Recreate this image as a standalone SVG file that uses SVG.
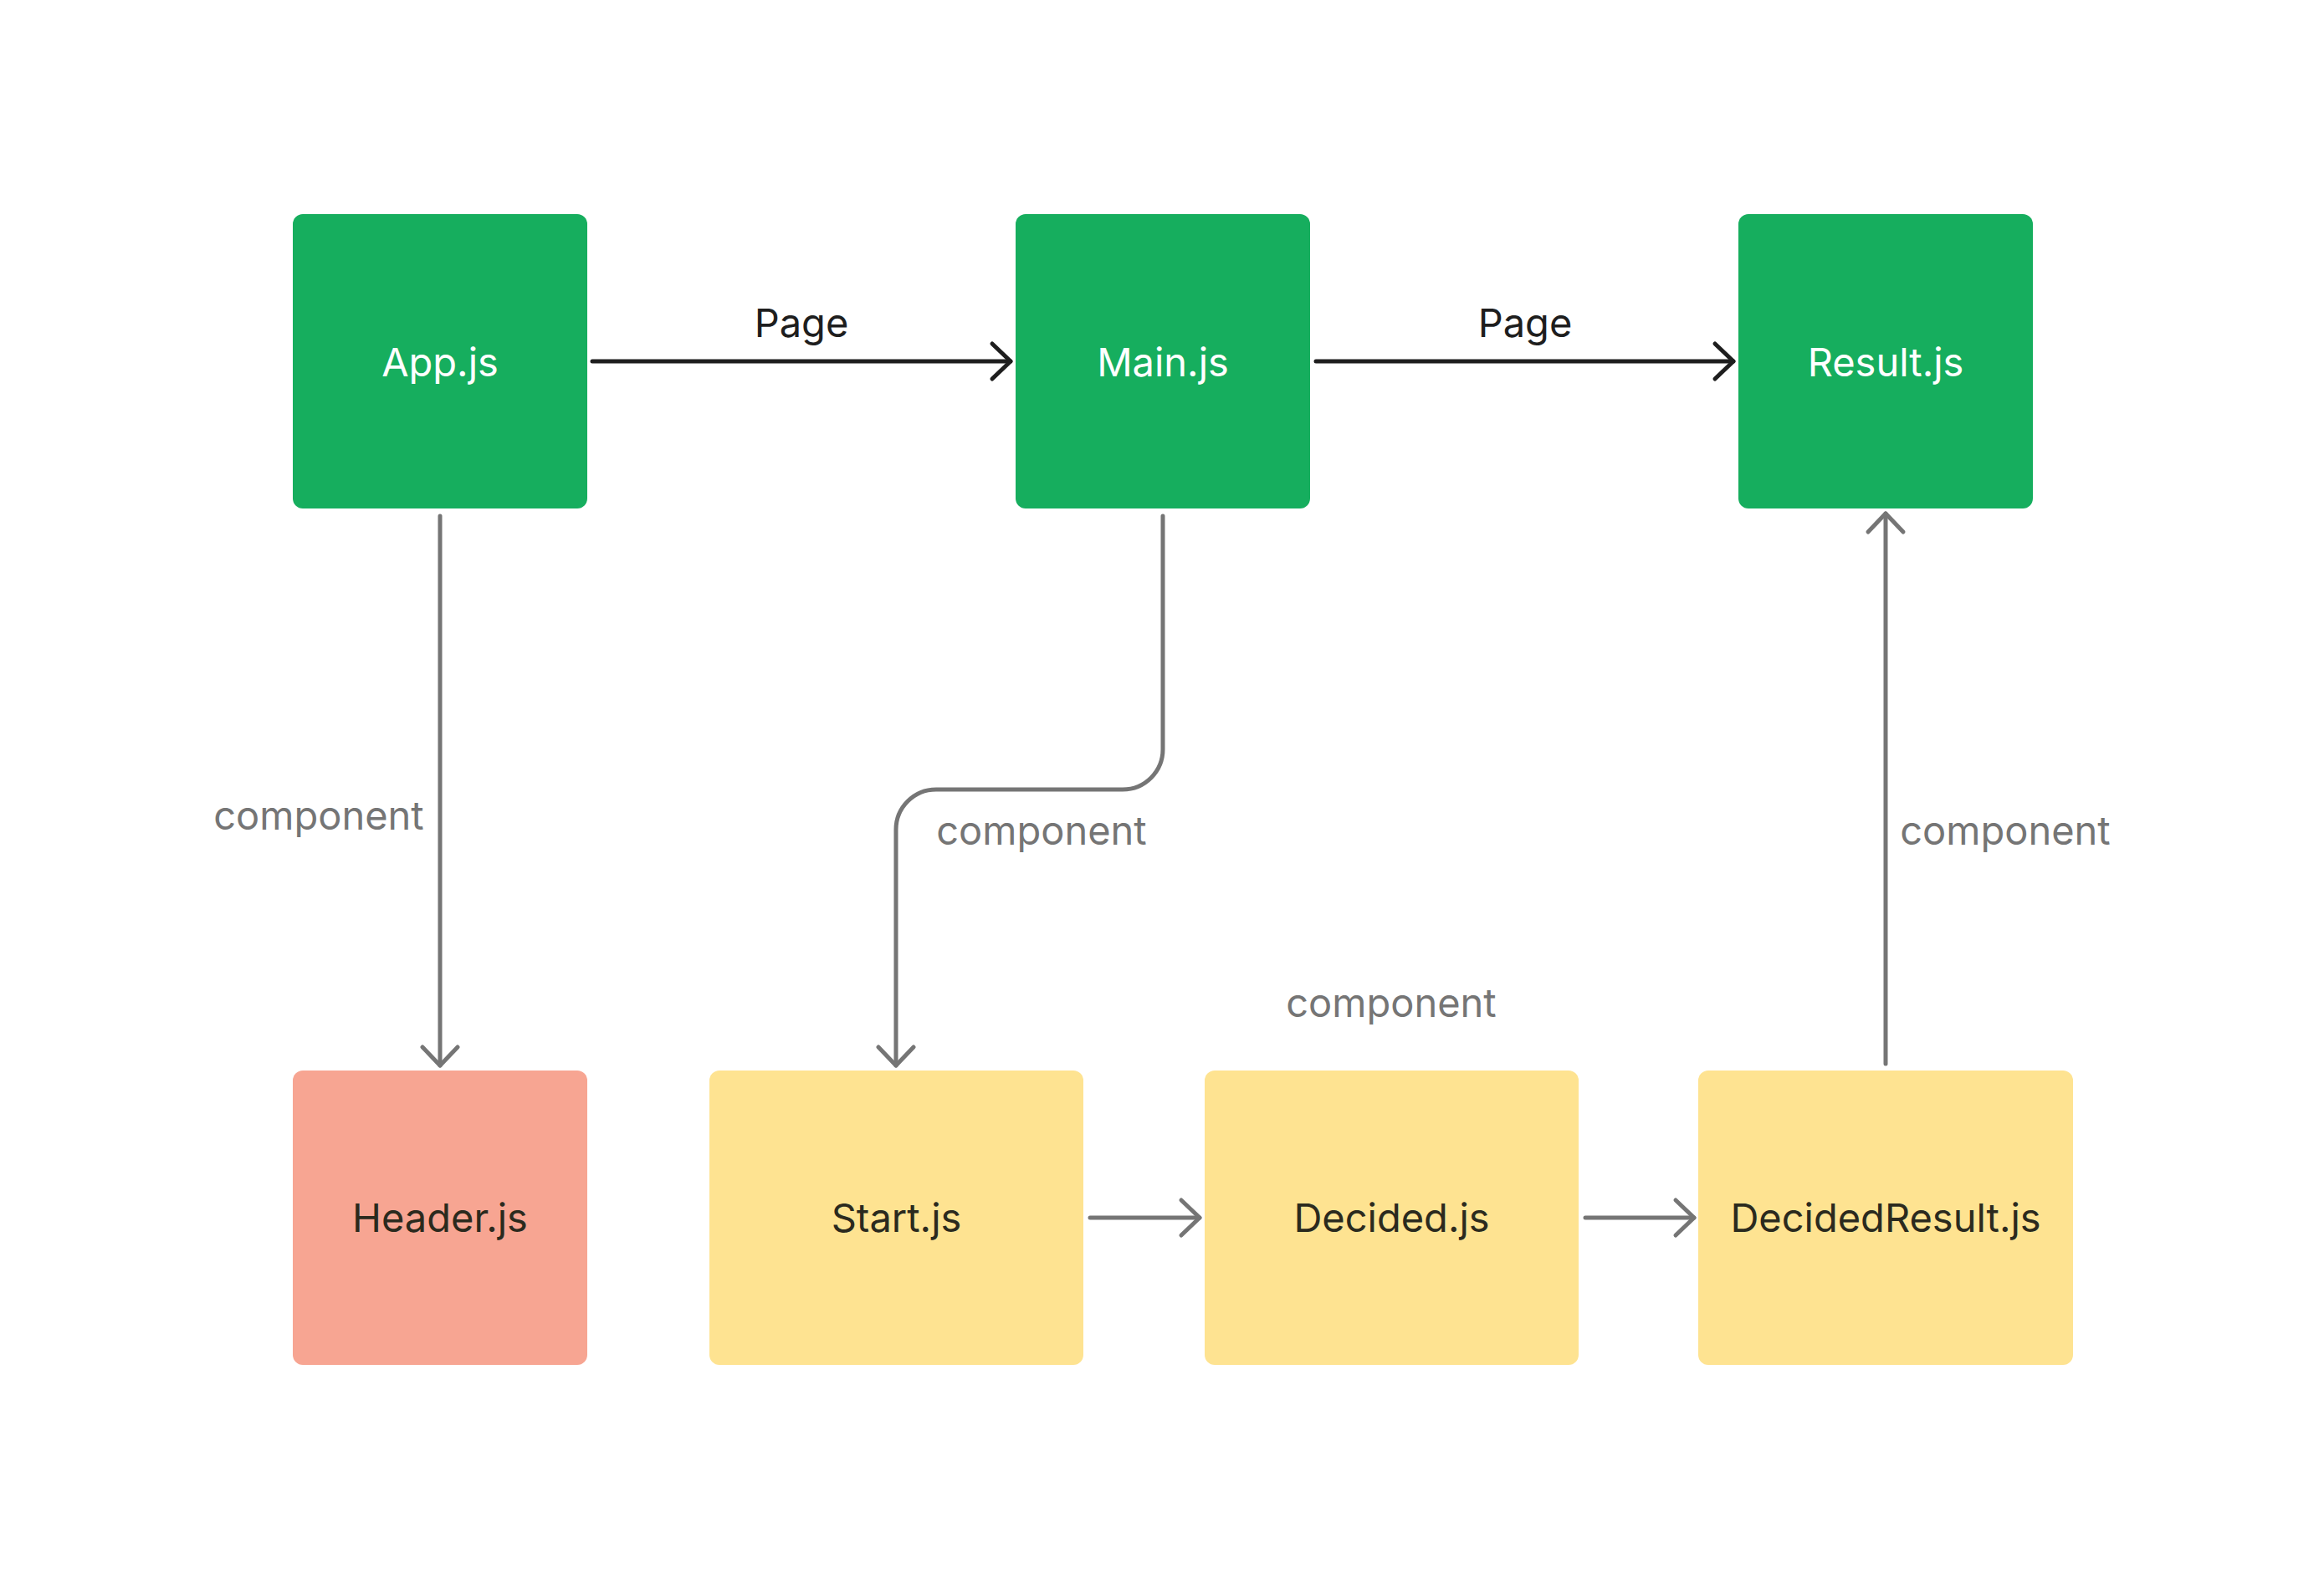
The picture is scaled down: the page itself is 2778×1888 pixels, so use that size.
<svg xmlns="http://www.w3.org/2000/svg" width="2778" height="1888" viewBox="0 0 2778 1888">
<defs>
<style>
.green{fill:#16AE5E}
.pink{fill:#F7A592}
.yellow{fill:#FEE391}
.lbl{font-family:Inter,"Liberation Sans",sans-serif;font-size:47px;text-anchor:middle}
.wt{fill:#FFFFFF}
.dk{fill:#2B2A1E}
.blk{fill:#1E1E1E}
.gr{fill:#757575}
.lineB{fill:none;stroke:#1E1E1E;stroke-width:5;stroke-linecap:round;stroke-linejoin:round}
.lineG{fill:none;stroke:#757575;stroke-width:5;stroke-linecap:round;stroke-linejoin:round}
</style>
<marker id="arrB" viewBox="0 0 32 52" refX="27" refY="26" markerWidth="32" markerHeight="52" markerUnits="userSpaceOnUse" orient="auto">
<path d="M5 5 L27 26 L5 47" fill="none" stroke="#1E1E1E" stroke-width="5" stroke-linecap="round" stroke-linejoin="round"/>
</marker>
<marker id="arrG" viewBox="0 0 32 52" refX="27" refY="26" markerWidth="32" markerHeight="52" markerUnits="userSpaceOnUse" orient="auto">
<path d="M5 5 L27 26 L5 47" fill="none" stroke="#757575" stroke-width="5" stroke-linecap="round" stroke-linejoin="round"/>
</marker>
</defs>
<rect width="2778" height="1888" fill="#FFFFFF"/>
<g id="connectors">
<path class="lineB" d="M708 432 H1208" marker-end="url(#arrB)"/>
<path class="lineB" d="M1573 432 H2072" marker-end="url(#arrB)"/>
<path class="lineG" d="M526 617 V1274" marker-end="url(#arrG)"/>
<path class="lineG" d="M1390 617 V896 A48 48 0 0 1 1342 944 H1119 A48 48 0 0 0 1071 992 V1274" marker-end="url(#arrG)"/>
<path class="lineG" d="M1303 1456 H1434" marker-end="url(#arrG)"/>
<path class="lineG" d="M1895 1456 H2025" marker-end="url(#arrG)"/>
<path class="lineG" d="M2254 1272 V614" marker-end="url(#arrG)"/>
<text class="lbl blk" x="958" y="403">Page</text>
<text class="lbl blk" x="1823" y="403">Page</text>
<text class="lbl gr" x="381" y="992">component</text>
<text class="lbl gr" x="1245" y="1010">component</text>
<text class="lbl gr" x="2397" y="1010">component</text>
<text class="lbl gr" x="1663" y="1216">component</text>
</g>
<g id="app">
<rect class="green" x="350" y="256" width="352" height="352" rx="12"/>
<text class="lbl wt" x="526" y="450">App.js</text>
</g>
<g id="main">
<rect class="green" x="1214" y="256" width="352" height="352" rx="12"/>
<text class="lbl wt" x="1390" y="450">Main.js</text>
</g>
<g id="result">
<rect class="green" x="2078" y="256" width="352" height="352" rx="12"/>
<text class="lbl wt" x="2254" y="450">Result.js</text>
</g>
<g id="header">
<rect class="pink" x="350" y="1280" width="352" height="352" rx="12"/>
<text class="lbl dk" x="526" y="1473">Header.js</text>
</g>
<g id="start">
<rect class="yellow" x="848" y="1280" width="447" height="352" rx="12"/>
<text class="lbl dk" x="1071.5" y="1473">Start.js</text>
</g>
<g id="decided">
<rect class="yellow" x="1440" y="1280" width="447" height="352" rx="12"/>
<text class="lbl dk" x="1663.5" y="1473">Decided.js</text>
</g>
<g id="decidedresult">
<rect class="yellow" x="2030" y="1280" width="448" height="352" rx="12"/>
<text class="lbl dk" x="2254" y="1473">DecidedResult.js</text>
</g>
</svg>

################

** To do **
Keep the pictures out of the copy and return the rest of the data above exactly.

** Result of the task **
Recreate this image as a standalone SVG file that uses SVG.
The picture is scaled down: the page itself is 2778×1888 pixels, so use that size.
<svg xmlns="http://www.w3.org/2000/svg" width="2778" height="1888" viewBox="0 0 2778 1888">
<defs>
<style>
.green{fill:#16AE5E}
.pink{fill:#F7A592}
.yellow{fill:#FEE391}
.lbl{font-family:Inter,"Liberation Sans",sans-serif;font-size:47px;text-anchor:middle}
.wt{fill:#FFFFFF}
.dk{fill:#2B2A1E}
.blk{fill:#1E1E1E}
.gr{fill:#757575}
.lineB{fill:none;stroke:#1E1E1E;stroke-width:5;stroke-linecap:round;stroke-linejoin:round}
.lineG{fill:none;stroke:#757575;stroke-width:5;stroke-linecap:round;stroke-linejoin:round}
</style>
<marker id="arrB" viewBox="0 0 32 52" refX="27" refY="26" markerWidth="32" markerHeight="52" markerUnits="userSpaceOnUse" orient="auto">
<path d="M5 5 L27 26 L5 47" fill="none" stroke="#1E1E1E" stroke-width="5" stroke-linecap="round" stroke-linejoin="round"/>
</marker>
<marker id="arrG" viewBox="0 0 32 52" refX="27" refY="26" markerWidth="32" markerHeight="52" markerUnits="userSpaceOnUse" orient="auto">
<path d="M5 5 L27 26 L5 47" fill="none" stroke="#757575" stroke-width="5" stroke-linecap="round" stroke-linejoin="round"/>
</marker>
</defs>
<rect width="2778" height="1888" fill="#FFFFFF"/>
<g id="connectors">
<path class="lineB" d="M708 432 H1208" marker-end="url(#arrB)"/>
<path class="lineB" d="M1573 432 H2072" marker-end="url(#arrB)"/>
<path class="lineG" d="M526 617 V1274" marker-end="url(#arrG)"/>
<path class="lineG" d="M1390 617 V896 A48 48 0 0 1 1342 944 H1119 A48 48 0 0 0 1071 992 V1274" marker-end="url(#arrG)"/>
<path class="lineG" d="M1303 1456 H1434" marker-end="url(#arrG)"/>
<path class="lineG" d="M1895 1456 H2025" marker-end="url(#arrG)"/>
<path class="lineG" d="M2254 1272 V614" marker-end="url(#arrG)"/>
<text class="lbl blk" x="958" y="403">Page</text>
<text class="lbl blk" x="1823" y="403">Page</text>
<text class="lbl gr" x="381" y="992">component</text>
<text class="lbl gr" x="1245" y="1010">component</text>
<text class="lbl gr" x="2397" y="1010">component</text>
<text class="lbl gr" x="1663" y="1216">component</text>
</g>
<g id="app">
<rect class="green" x="350" y="256" width="352" height="352" rx="12"/>
<text class="lbl wt" x="526" y="450">App.js</text>
</g>
<g id="main">
<rect class="green" x="1214" y="256" width="352" height="352" rx="12"/>
<text class="lbl wt" x="1390" y="450">Main.js</text>
</g>
<g id="result">
<rect class="green" x="2078" y="256" width="352" height="352" rx="12"/>
<text class="lbl wt" x="2254" y="450">Result.js</text>
</g>
<g id="header">
<rect class="pink" x="350" y="1280" width="352" height="352" rx="12"/>
<text class="lbl dk" x="526" y="1473">Header.js</text>
</g>
<g id="start">
<rect class="yellow" x="848" y="1280" width="447" height="352" rx="12"/>
<text class="lbl dk" x="1071.5" y="1473">Start.js</text>
</g>
<g id="decided">
<rect class="yellow" x="1440" y="1280" width="447" height="352" rx="12"/>
<text class="lbl dk" x="1663.5" y="1473">Decided.js</text>
</g>
<g id="decidedresult">
<rect class="yellow" x="2030" y="1280" width="448" height="352" rx="12"/>
<text class="lbl dk" x="2254" y="1473">DecidedResult.js</text>
</g>
</svg>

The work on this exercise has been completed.